* START MATERIAL PROVIDED *

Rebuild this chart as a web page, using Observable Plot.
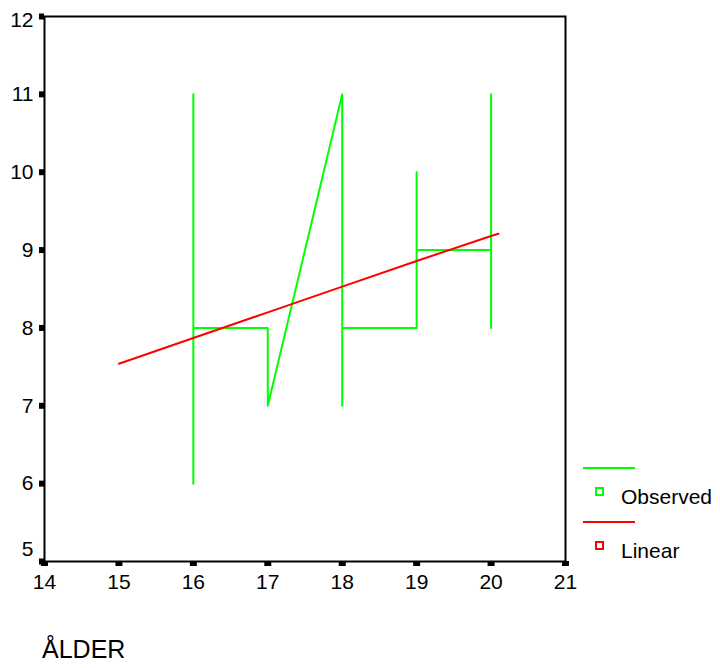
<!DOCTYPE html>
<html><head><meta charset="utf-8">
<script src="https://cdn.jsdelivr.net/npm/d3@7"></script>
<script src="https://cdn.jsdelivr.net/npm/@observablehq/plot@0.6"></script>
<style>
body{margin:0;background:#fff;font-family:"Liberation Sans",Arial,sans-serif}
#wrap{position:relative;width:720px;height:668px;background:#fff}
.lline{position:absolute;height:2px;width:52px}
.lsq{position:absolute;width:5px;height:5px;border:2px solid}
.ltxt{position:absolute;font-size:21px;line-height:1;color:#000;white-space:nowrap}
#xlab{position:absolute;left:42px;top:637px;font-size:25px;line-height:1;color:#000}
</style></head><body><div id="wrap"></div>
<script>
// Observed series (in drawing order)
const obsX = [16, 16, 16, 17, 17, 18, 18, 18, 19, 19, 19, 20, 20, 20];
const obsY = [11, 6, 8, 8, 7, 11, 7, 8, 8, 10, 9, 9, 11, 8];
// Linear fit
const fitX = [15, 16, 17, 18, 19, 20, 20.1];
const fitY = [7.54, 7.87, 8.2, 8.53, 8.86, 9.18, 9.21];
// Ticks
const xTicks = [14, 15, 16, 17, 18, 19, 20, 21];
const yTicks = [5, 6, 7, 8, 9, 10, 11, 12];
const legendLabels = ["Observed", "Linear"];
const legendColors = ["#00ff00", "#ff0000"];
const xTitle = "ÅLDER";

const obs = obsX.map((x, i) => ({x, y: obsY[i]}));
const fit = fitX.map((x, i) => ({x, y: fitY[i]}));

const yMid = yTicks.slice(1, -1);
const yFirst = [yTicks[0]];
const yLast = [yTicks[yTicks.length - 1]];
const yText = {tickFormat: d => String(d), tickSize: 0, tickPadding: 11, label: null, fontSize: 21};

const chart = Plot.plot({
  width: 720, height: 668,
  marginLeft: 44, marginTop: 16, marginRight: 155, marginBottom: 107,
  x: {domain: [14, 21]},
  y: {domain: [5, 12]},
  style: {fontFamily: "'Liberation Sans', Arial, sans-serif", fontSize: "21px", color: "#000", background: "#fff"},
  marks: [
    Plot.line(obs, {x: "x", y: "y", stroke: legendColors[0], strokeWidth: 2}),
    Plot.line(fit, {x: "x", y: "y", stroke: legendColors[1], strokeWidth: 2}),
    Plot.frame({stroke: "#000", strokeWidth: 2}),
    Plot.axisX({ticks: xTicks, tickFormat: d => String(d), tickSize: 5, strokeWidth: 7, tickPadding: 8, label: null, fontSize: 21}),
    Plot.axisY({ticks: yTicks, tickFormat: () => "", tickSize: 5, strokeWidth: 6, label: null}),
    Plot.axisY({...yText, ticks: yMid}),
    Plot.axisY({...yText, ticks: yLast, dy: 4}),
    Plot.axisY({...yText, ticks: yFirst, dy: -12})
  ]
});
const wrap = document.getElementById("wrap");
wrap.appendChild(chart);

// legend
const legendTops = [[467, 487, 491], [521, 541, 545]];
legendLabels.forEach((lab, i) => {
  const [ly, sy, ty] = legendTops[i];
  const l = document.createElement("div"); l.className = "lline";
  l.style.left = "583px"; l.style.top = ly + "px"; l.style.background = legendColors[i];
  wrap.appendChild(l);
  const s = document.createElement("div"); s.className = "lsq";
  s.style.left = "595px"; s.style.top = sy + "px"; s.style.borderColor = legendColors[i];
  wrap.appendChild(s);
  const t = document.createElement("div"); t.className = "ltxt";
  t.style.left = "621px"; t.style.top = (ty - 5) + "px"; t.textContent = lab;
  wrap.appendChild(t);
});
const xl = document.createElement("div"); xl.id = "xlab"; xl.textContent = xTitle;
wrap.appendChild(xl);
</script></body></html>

* END MATERIAL PROVIDED *

#### TASK BRIEF:
Copy each line of the preceding data that contains the string "chart".

#### EXPECTED ANSWER:
Rebuild this chart as a web page, using Observable Plot.
const chart = Plot.plot({
wrap.appendChild(chart);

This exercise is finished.